Question:
How hard would it be to implement a volume manager with an extended
API? I want to write a tightly-integrated volume manager/distributed
lock manager to arbitrate lock-free, atmoic read/compare/write
operations with other computers on the network. Also, I have a need to
have this API available to user-space applications. How would I do
this?
Details follow, if you're curious.
The idea is to make a distributed filesystem that won't hiccup when a
client node crashes. I've decided to implement all the gritty work in
the volume manager, and just design the filesystem to take advantage
of it.
Having done my own tests, I've determined that a 5msec timeout to
determine if a host has crashed would be appropriate. (My test was
basically looking at ping time over a saturated network - averaged
about 600 microseconds, topped at 3msec over 10 minutes) I figure that
5msec timeout won't add any noticeable lag to the volume manager, as
most disk seek times are in that range.
Anyway, we basically have the volume manager asking around for
everyone else on the network, to see if they have a particular area
locked. If so, wait for it to be unlocked.
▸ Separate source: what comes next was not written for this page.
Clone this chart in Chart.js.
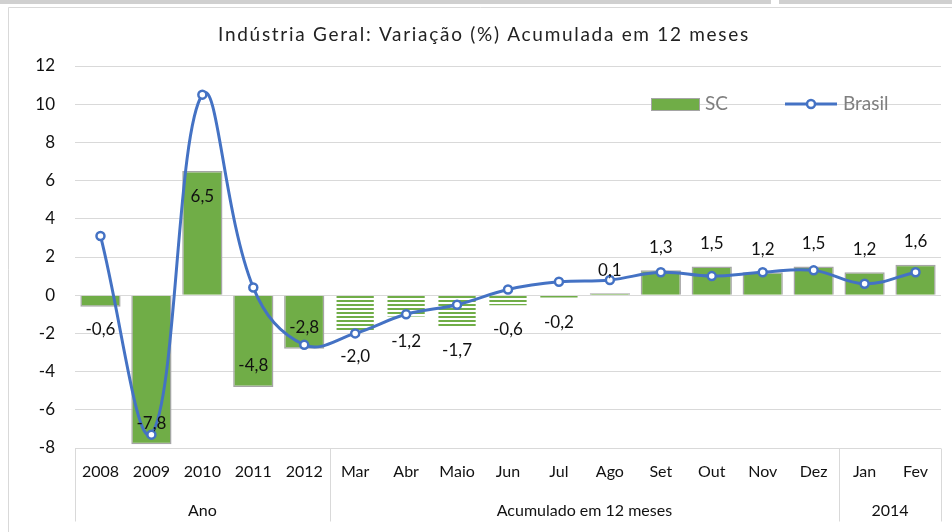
<!DOCTYPE html>
<html>
<head>
<meta charset="utf-8">
<script src="https://cdn.jsdelivr.net/npm/chart.js@4/dist/chart.umd.min.js"></script>
<style>
  html, body { margin: 0; padding: 0; background: #fff; }
  #wrap { width: 952px; height: 532px; }
</style>
</head>
<body>
<div id="wrap"><canvas id="chart" width="952" height="532"></canvas></div>
<script>
// data
const categories = ['2008', '2009', '2010', '2011', '2012', 'Mar', 'Abr', 'Maio', 'Jun', 'Jul', 'Ago', 'Set', 'Out', 'Nov', 'Dez', 'Jan', 'Fev'];
const groupLabels = ['Ano', 'Acumulado em 12 meses', '2014'];
const groupSizes = [5, 10, 2];
const scValues = [-0.6, -7.8, 6.5, -4.8, -2.8, -2.0, -1.2, -1.7, -0.6, -0.2, 0.1, 1.3, 1.5, 1.2, 1.5, 1.2, 1.6];
const brasilValues = [3.1, -7.3, 10.5, 0.4, -2.6, -2.0, -1.0, -0.5, 0.3, 0.7, 0.8, 1.2, 1.0, 1.2, 1.3, 0.6, 1.2];
const stripedCategories = ['Mar', 'Abr', 'Maio', 'Jun', 'Jul'];
const yMin = -8, yMax = 12, yStep = 2;
const titleText = 'Indústria Geral: Variação (%) Acumulada em 12 meses';

const GREEN = '#70AD47';
const BLUE = '#4472C4';
const GRID = '#d9d9d9';
const FONT = 'Lato, "Open Sans", sans-serif';

// horizontal stripe pattern for the hatched bars
function makeStripes() {
    const c = document.createElement('canvas');
    c.width = 4;
    c.height = 4;
    const g = c.getContext('2d');
    g.fillStyle = '#fff';
    g.fillRect(0, 0, 4, 4);
    g.fillStyle = GREEN;
    g.fillRect(0, 0, 4, 2);
    return g.createPattern(c, 'repeat');
}

const ctx = document.getElementById('chart').getContext('2d');
const stripes = makeStripes();
const barFill = categories.map(c => stripedCategories.includes(c) ? stripes : GREEN);
const barBorder = categories.map(c => stripedCategories.includes(c) ? 'rgba(0,0,0,0)' : '#A5A5A5');

const fmt = v => v.toFixed(1).replace('.', ',');

const decor = {
    id: 'decor',
    beforeDraw(chart) {
        const g = chart.ctx;
        g.save();
        g.fillStyle = '#fff';
        g.fillRect(0, 0, chart.width, chart.height);
        // outer frame bits
        g.fillStyle = '#d0d0d0';
        g.fillRect(0, 0, 771, 4);
        g.fillRect(779, 0, chart.width - 779, 4);
        g.strokeStyle = '#d9d9d9';
        g.lineWidth = 1;
        g.beginPath();
        g.moveTo(8.5, chart.height);
        g.lineTo(8.5, 7.5);
        g.lineTo(chart.width, 7.5);
        g.stroke();
        g.restore();
    },
    afterDatasetsDraw(chart) {
        // value labels for SC bars
        const g = chart.ctx;
        const meta = chart.getDatasetMeta(1);
        g.save();
        g.font = '17px ' + FONT;
        g.fillStyle = '#111';
        g.textAlign = 'center';
        g.textBaseline = 'middle';
        meta.data.forEach((bar, i) => {
            const v = scValues[i];
            const inside = Math.abs(v) > 2.5;
            let y;
            if (v >= 0) y = inside ? bar.y + 25 : bar.y - 23;
            else y = inside ? bar.y - 21 : bar.y + 23;
            g.fillText(fmt(v), bar.x, y);
        });
        g.restore();
    },
    afterDraw(chart) {
        const g = chart.ctx;
        const area = chart.chartArea;
        const xs = chart.scales.x;
        g.save();

        // title
        g.font = '19px ' + FONT;
        g.fillStyle = '#222';
        g.textAlign = 'center';
        g.textBaseline = 'middle';
        g.letterSpacing = '1.7px';
        g.fillText(titleText, 484, 35);
        g.letterSpacing = '0px';

        // legend
        g.fillStyle = GREEN;
        g.fillRect(651, 98, 49, 12);
        g.strokeStyle = '#A5A5A5';
        g.lineWidth = 1;
        g.strokeRect(651.5, 98.5, 48, 12);
        g.font = '19px ' + FONT;
        g.fillStyle = '#7f7f7f';
        g.textAlign = 'left';
        g.fillText('SC', 705, 104);
        g.strokeStyle = BLUE;
        g.lineWidth = 3;
        g.beginPath();
        g.moveTo(785, 104);
        g.lineTo(837, 104);
        g.stroke();
        g.beginPath();
        g.arc(811, 104, 4, 0, Math.PI * 2);
        g.fillStyle = '#fff';
        g.fill();
        g.lineWidth = 2.5;
        g.stroke();
        g.fillStyle = '#7f7f7f';
        g.fillText('Brasil', 843, 104);

        // two level category axis
        const step = (area.right - area.left) / categories.length;
        const top = Math.round(area.bottom) + 0.5;
        g.strokeStyle = GRID;
        g.lineWidth = 1;
        g.beginPath();
        g.moveTo(area.left, top);
        g.lineTo(area.right, top);
        let idx = 0;
        const bounds = [0];
        groupSizes.forEach(n => { idx += n; bounds.push(idx); });
        bounds.forEach(b => {
            const x = Math.round(area.left + b * step) + 0.5;
            g.moveTo(x, top);
            g.lineTo(x, top + 73);
        });
        g.stroke();

        g.font = '16px ' + FONT;
        g.fillStyle = '#111';
        g.textAlign = 'center';
        categories.forEach((c, i) => {
            g.fillText(c, xs.getPixelForValue(i), top + 23);
        });
        let start = 0;
        groupLabels.forEach((lab, k) => {
            const mid = area.left + (start + groupSizes[k] / 2) * step;
            g.fillText(lab, mid, top + 62);
            start += groupSizes[k];
        });
        g.restore();
    }
};

new Chart(ctx, {
    data: {
        labels: categories,
        datasets: [{
            type: 'line',
            label: 'Brasil',
            data: brasilValues,
            borderColor: BLUE,
            borderWidth: 3,
            tension: 0.4,
            pointRadius: 4,
            pointBorderWidth: 2.5,
            pointBackgroundColor: '#fff',
            pointBorderColor: BLUE,
            order: 0
        }, {
            type: 'bar',
            label: 'SC',
            data: scValues,
            backgroundColor: barFill,
            borderColor: barBorder,
            borderWidth: 1.5,
            barPercentage: 0.79,
            categoryPercentage: 1,
            order: 1
        }]
    },
    options: {
        responsive: false,
        animation: false,
        layout: {
            padding: { top: 66, right: 11, bottom: 84, left: 0 }
        },
        plugins: {
            legend: { display: false },
            title: { display: false },
            tooltip: { enabled: false }
        },
        scales: {
            x: {
                display: false
            },
            y: {
                min: yMin,
                max: yMax,
                afterFit(scale) { scale.width = 75; },
                ticks: {
                    stepSize: yStep,
                    padding: 20,
                    color: '#111',
                    font: { family: FONT, size: 17 }
                },
                grid: {
                    color: GRID,
                    lineWidth: 1,
                    drawTicks: false
                },
                border: { display: false }
            }
        }
    },
    plugins: [decor]
});
</script>
</body>
</html>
If not, record and
broadcast the lock, then do the atomic read/compare/write operation
while locked, and unlock before we return to the client (filesystem).
I need the API to this code to be available to userspace due to an
application that I cannot mention because of an informal NDA.
Thank you,
- Alex Austin, Circuitsoft Computer Services
"From Windows to MacOS, and the Linux in between"
On Mon, 01 May 2006 00:26:05 CDT, Circuitsoft Development said:
> Having done my own tests, I've determined that a 5msec timeout to
> determine if a host has crashed would be appropriate. (My test was
> basically looking at ping time over a saturated network - averaged
> about 600 microseconds, topped at 3msec over 10 minutes) I figure that
> 5msec timeout won't add any noticeable lag to the volume manager, as
> most disk seek times are in that range.W
Note that if you're setting 5ms as your timeout for detecting a *crash*,
and your *ping* takes 3ms, that leaves you a whole whopping 2ms. If you
have 1ms scheduler latency at *each* end (remember - you're in userspace
at both ends, right?) you have approximately 0ms left for the remote end to
actually *do* anything, and for the local end to process the reply.
And if the remote end has to issue a syscall during processing the request,
you're basically screwed.
You need to be adding at least 1 zero to that timeout value.